A combination of the above allowed a broad ruling coalition to emerge in Botswana comprising of the landed and cattle ranching elite (predominantly indigenous), the business community (mainly foreign), traditional chiefs and the higher echelons of the bureaucracy. This coalition is today expressed as follows: the president, Festus Mogae, is a former bureaucrat (both national and international - having worked for the IMF) who joined politics after reaching the pinnacle of preeminence in the bureaucracy. His vice president, Ian Khama, (son of the first president) is a former army commander and now doubles as chief of the Bamangwato. The secretary general of the BDP is an Asian motor and supermarket tycoon.

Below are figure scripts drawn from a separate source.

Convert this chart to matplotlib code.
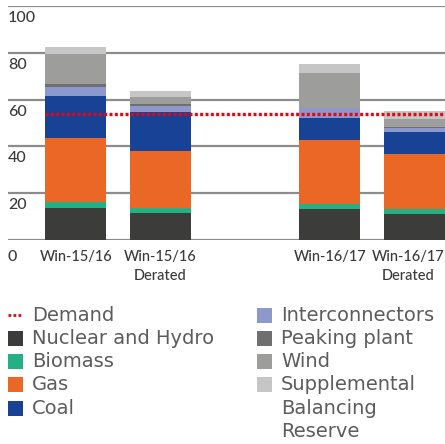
import numpy as np
import matplotlib
matplotlib.use("Agg")
import matplotlib.pyplot as plt
from matplotlib.patches import Rectangle
from matplotlib.lines import Line2D

# Winter capacity by source (GW)
categories = ["Win-15/16", "Win-15/16\nDerated", "Win-16/17", "Win-16/17\nDerated"]
positions = [0, 1, 3, 4]
label_positions = [0, 1, 3, 3.93]
nuclear_hydro = [13.7, 11.5, 13.2, 11.1]
biomass = [2.5, 2.3, 2.3, 2.1]
gas = [27.4, 24.2, 27.2, 23.6]
coal = [17.9, 16.8, 9.4, 9.4]
interconnectors = [3.9, 2.5, 4.3, 1.7]
peaking_plant = [1.3, 0.8, 0.0, 0.4]
wind = [12.8, 3.0, 15.0, 3.4]
sbr = [3.0, 2.6, 3.8, 3.4]
demand = 54.0
y_ticks = [0, 20, 40, 60, 80, 100]

series = [
    ("Nuclear and Hydro", nuclear_hydro, "#3c3c3b"),
    ("Biomass", biomass, "#23b082"),
    ("Gas", gas, "#eb6726"),
    ("Coal", coal, "#174296"),
    ("Interconnectors", interconnectors, "#8d98cc"),
    ("Peaking plant", peaking_plant, "#6f6f6f"),
    ("Wind", wind, "#9d9d9c"),
    ("Supplemental\nBalancing\nReserve", sbr, "#c6c6c6"),
]
demand_color = "#e30613"
text_color = "#3a3a3a"
legend_text_color = "#5c5c5c"

plt.rcParams["font.family"] = ["Lato", "DejaVu Sans"]

W, H = 445, 444
fig = plt.figure(figsize=(W / 100, H / 100), dpi=100)
ax = fig.add_axes([8 / W, (H - 240) / H, (445 - 8) / W, 234 / H])
ax.set_xlim(-0.8, 4.36)
ax.set_ylim(0, 100)
ax.axis("off")

for v in y_ticks:
    ax.axhline(v, color="#8c8c8c", lw=1.6, zorder=1)

bottom = np.zeros(len(positions))
for name, vals, col in series:
    ax.bar(positions, vals, width=0.72, bottom=bottom, color=col,
           linewidth=0, zorder=2)
    bottom += np.array(vals)

ax.plot([positions[0] - 0.36, 4.36], [demand, demand], color=demand_color,
        lw=2.4, ls=(0, (0.9, 0.7)), zorder=3)

# y labels sit just under their grid lines
for v in y_ticks:
    off = 7.3 if v == 0 else 5.1
    ax.text(-0.8, v - off, str(v), ha="left", va="center",
            fontsize=11.5, color=text_color, fontweight="medium")

for p, lab in zip(label_positions, categories):
    for i, ln in enumerate(lab.split("\n")):
        ax.text(p, -7.3 - i * 8.1, ln, ha="center", va="center",
                fontsize=10.5, color=text_color, fontweight="medium")

# legend, laid out in figure pixels
def fx(x):
    return x / W

def fy(y):
    return (H - y) / H

left_items = [("Demand", None)] + [(n, c) for n, _, c in series[:4]]
right_items = [(n, c) for n, _, c in series[4:]]
row_h = 23.3
for col_x, items in ((8, left_items), (257, right_items)):
    y = 315
    for name, col in items:
        if col is None:
            fig.add_artist(Line2D([fx(col_x), fx(col_x + 15)], [fy(y), fy(y)],
                                  color=demand_color, lw=2, ls=(0, (1, 0.8))))
        else:
            fig.add_artist(Rectangle((fx(col_x), fy(y + 7.5)), 15 / W, 15 / H,
                                     color=col, lw=0))
        for i, ln in enumerate(name.split("\n")):
            fig.text(fx(col_x + 24), fy(y + i * row_h), ln, ha="left",
                     va="center", fontsize=14, color=legend_text_color,
                     family="DejaVu Sans")
        y += row_h * len(name.split("\n"))

fig.savefig("out.png", dpi=100)
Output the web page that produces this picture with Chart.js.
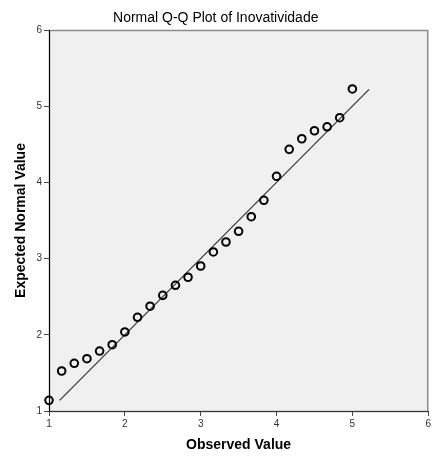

It should therefore not come as a surprise that this elite coalition in charge of the state in Botswana has tended to pursue fiscal conservatism at the expense of public expenditure policies that would ensure the benefits of economic prosperity spread to the poorest segments of society, hence a very high percentage of people (50 percent) living below the poverty line. This has also had debilitating effects on the country through the spread of HIV/Aids as the country has the highest prevalence rates in the whole world, in 2001 were standing at 36 percent of the population. The poor have little say in that country's political process.

How can this be possible in a country with a functioning multi-party democracy, someone may ask? Botswana is a very large country territorially - almost five times the size of Uganda. But while our republic has 26 million people, Botswana has 1.8 million people. In some constituencies, a candidate for parliament has to traverse 700 kilometres to move from one part of his constituency to another. This requires a lot of money, and only those with links to the state can afford the costs of these very expensive campaigns. This has crippled the opposition and played into the hands of the BDP. Also, the BDP's position is strengthened by its alliance with chiefs who bring their subject's votes.

Geographically, at independence Botswana was sandwiched between hostile and volatile neighbours all of whom threatened the security and stability of the new republic: apartheid South Africa to the south, Portuguese ruled Angola to the north, Ian Smith's white supremacist nation of Southern Rhodesia to the east and apartheid South Africa's colony of Namibia to the west. The imperative of a black nation's success was high in this white-sandwiched country.

Someone may say that Uganda under President Yoweri Museveni has also reformed the economy towards more openness to trade and private investment - national and international. The country has also sustained economic growth and registered a level of institutional reform. What allowed this to happen? Is our nation therefore on the road to Botswana and Singapore? I will pursue this question another time.